Get this game if you like: incentivizing more games from small studios, strategic resource management, hating yourself, becoming a fucking monster, accomplishing goals at any cost, unreliable narrators, classic dark fantasy aesthetic, super smartly-made self-aware games that pioneer new perspectives.

Don’t get this game if you like: pure lighthearted escapism, stress- and guilt-free entertainment, clear storytelling without any ambiguity, yourself.

4 thoughts to “Bitchtastic Game Review: Darkest Dungeon”

  1. Oh dear lord

    I can’t help feeling both guilty and numb by association just from reading this. Fantastic analogy, though.
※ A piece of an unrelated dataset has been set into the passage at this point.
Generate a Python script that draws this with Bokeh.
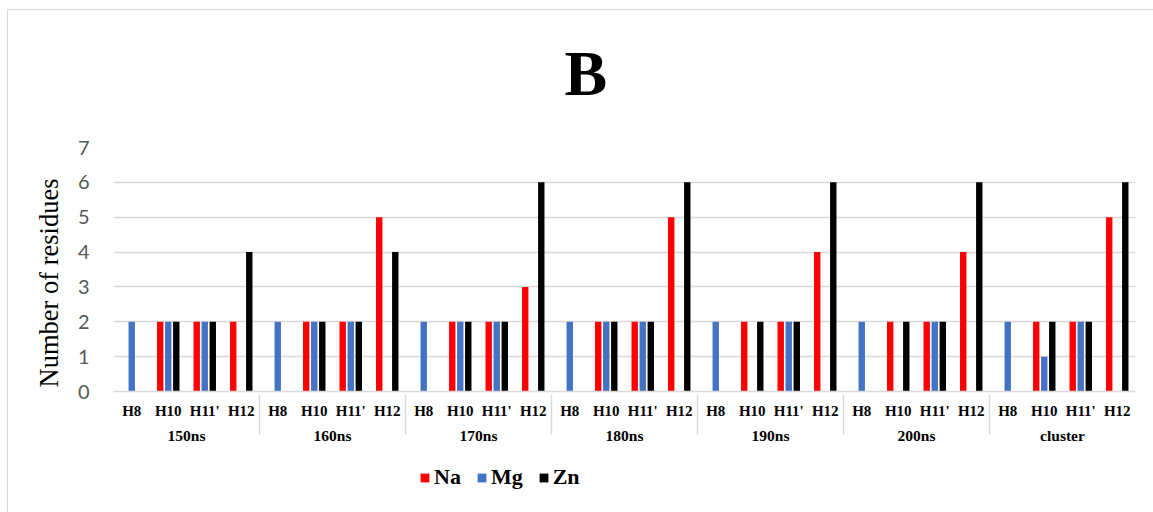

    I’m just going to go home and play The Witness now. No one dies when I get stuck on a puzzle. O.o

      1. I noticed the same thing re: Darkest Dungeon flipping the normal RPG script! But I refused to accept it, lol. I’ve basically made two teams that I rotate members between whenever they need breaks. I always shell out for the de-stress activities. And I’ve only had a couple of adventurers die — because I found it kinda traumatic and I was not willing to experience it again. I level my characters up aggressively in dungeons that are way below their challenge level so I can make sure they don’t die when we move on to the harder ones. And I love choosing moves based on the stress recovery possible in camp! I feel like I’m being naive by not playing the game as intended, it’s definitely gonna take me a really long time to finish.